More than twenty years have passed since American military personnel finally withdrew from Vietnam, yet haunting questions remain about our involvement there. Perhaps the most persistent of these - and certainly the most unanswerable - is the question of what would have happened if President Kennedy had lived beyond 1963. Would he have ended American involvement in Vietnam?
For many Americans, Oliver Stone's powerful film JFK answered the question by leaving no doubt that before his assassination Kennedy had determined to quit Vietnam. Yet the historical record offers a much more complex answer. In this fresh look at the archival evidence, noted scholars take up the challenge to provide us with their conclusions about the early decisions that put the United States on the path to the greatest American tragedy since the Civil War.

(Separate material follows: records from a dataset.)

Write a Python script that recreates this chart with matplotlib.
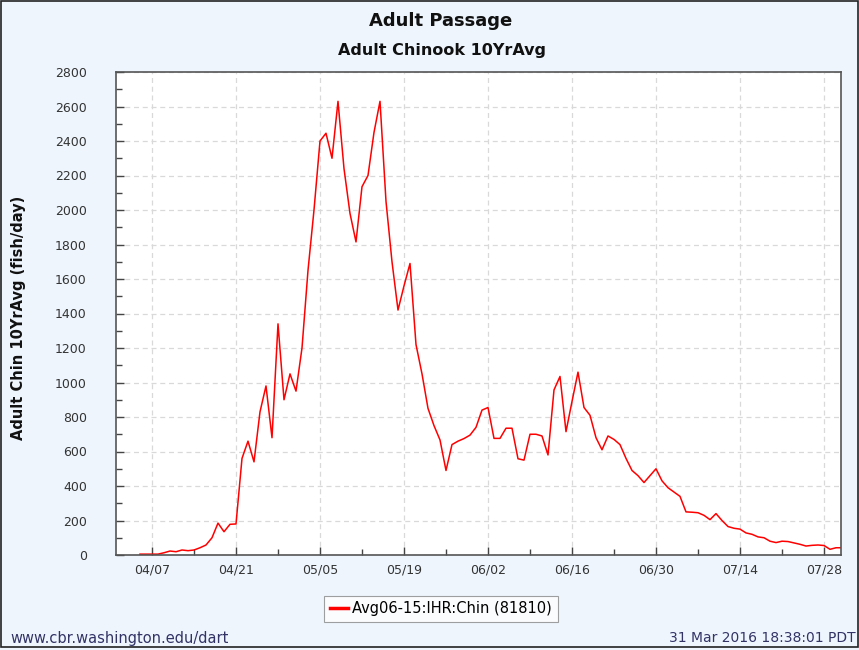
import numpy as np
import pandas as pd
import matplotlib
matplotlib.use('Agg')
import matplotlib.pyplot as plt
import matplotlib.dates as mdates
from matplotlib.patches import Rectangle

# Daily 10-year average adult chinook passage (fish/day), starting 04/05
start_date = '2016-04-05'
passage = [5, 5, 5, 5, 13, 23, 19, 29, 25, 29, 42, 58, 100, 185, 135, 178, 180,
           560, 660, 540, 830, 980, 680, 1340, 900, 1050, 950, 1200, 1650, 2000,
           2400, 2445, 2300, 2630, 2240, 1980, 1815, 2135, 2200, 2450, 2630, 2050,
           1700, 1420, 1560, 1690, 1220, 1050, 850, 750, 667, 490, 640, 660, 675,
           695, 740, 840, 855, 676, 676, 735, 735, 558, 550, 700, 700, 690, 580,
           957, 1035, 715, 890, 1060, 855, 810, 680, 610, 690, 670, 640, 560, 490,
           460, 420, 460, 500, 430, 390, 365, 340, 250, 248, 245, 230, 205, 240,
           200, 165, 155, 150, 128, 120, 105, 100, 80, 72, 80, 78, 70, 62, 52, 56,
           58, 55, 33, 42, 42]
series_label = 'Avg06-15:IHR:Chin (81810)'
dates = pd.date_range(start_date, periods=len(passage), freq='D')

bg = '#eef5fd'
fig = plt.figure(figsize=(8.59, 6.5), dpi=100, facecolor=bg)
fig.patches.append(Rectangle((0.5 / 859, 3 / 650), 1 - 1.5 / 859, 1 - 4 / 650,
                             transform=fig.transFigure, fill=False,
                             edgecolor='#222222', lw=1.2))

ax = fig.add_axes([116 / 859, 1 - 555 / 650, (841 - 116) / 859, (555 - 72) / 650])
ax.set_facecolor('white')
line, = ax.plot(dates, passage, color='#ff0000', lw=1.1)

ax.set_xlim(pd.Timestamp('2016-04-01'), pd.Timestamp('2016-07-31') - pd.Timedelta(hours=4))
ax.set_ylim(0, 2800)
ax.set_yticks(np.arange(0, 2801, 200))
ax.set_yticks(np.arange(100, 2800, 200), minor=True)
major_days = pd.date_range('2016-04-07', '2016-07-28', freq='14D')
minor_days = pd.date_range('2016-04-14', '2016-07-31', freq='14D')
ax.set_xticks(major_days)
ax.set_xticks(minor_days, minor=True)
ax.xaxis.set_major_formatter(mdates.DateFormatter('%m/%d'))

ax.grid(True, which='major', color='#d9d9d9', ls=(0, (4, 3)), lw=0.9)
for s in ax.spines.values():
    s.set_color('#555555')
    s.set_linewidth(1.2)
ax.tick_params(which='major', direction='in', length=6, width=1, color='#444444',
               labelsize=9, labelcolor='#333333')
ax.tick_params(which='minor', direction='in', length=4, width=1, color='#444444')
ax.tick_params(axis='y', pad=21)
ax.tick_params(axis='x', pad=6)

fig.text(441 / 859, 1 - 21 / 650, 'Adult Passage', ha='center', va='center',
         fontsize=13, fontweight='bold', color='#111111')
fig.text(442 / 859, 1 - 50 / 650, 'Adult Chinook 10YrAvg', ha='center', va='center',
         fontsize=11.5, fontweight='bold', color='#111111')
fig.text(19 / 859, 1 - 318 / 650, 'Adult Chin 10YrAvg (fish/day)', ha='center',
         va='center', rotation=90, fontsize=10.5, fontweight='bold', color='#111111')

leg = fig.legend([line], [series_label], loc='center',
                 bbox_to_anchor=(441 / 859, 1 - 609 / 650), fontsize=10.5,
                 frameon=True, fancybox=False, handlelength=1.2, handletextpad=0.3,
                 borderpad=0.4, borderaxespad=0)
leg.get_frame().set_edgecolor('#888888')
leg.get_frame().set_linewidth(0.8)
leg.get_lines()[0].set_linewidth(2.5)

fig.text(10 / 859, 1 - 638 / 650, 'www.cbr.washington.edu/dart', ha='left',
         va='center', fontsize=10.5, color='#333366')
fig.text(856 / 859, 1 - 638 / 650, '31 Mar 2016 18:38:01 PDT', ha='right',
         va='center', fontsize=10, color='#333366')

fig.savefig('out.png', dpi=100, facecolor=bg)
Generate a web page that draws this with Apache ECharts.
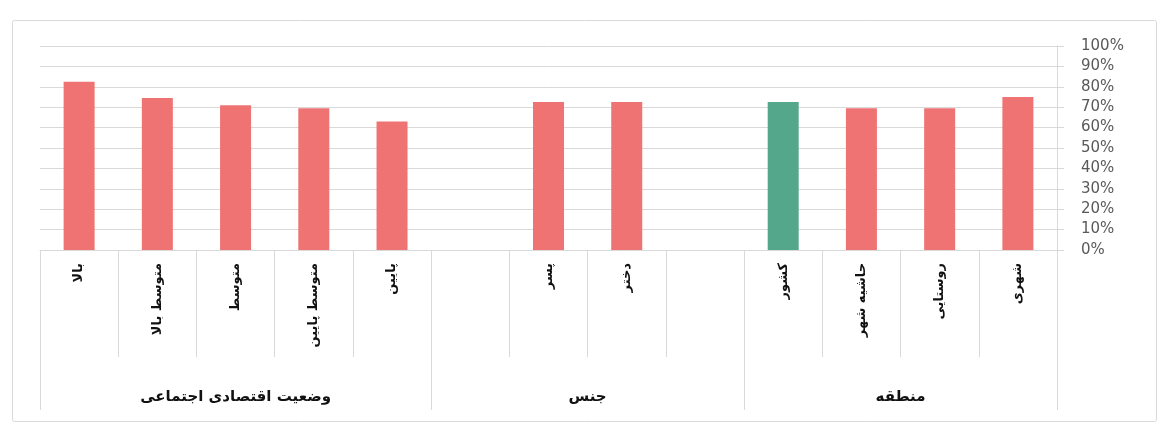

The tensions and turmoil that accompanied those decisions reveal the American presidency at the center of a storm of conflicting advice.
The book is divided into four sections. Part one delves into the political context in which the early decisions were made, while part two considers the military context. Part three raises the intriguing questions of Kennedy's and Johnson's roles in the conflict, particularly the thorny issue of whether Kennedy did, in fact, intend to withdraw from Vietnam and whether Johnson reversed that policy.
Part four reveals an uncanny parallel between early Soviet policy toward Hanoi and U.S. policy toward Saigon.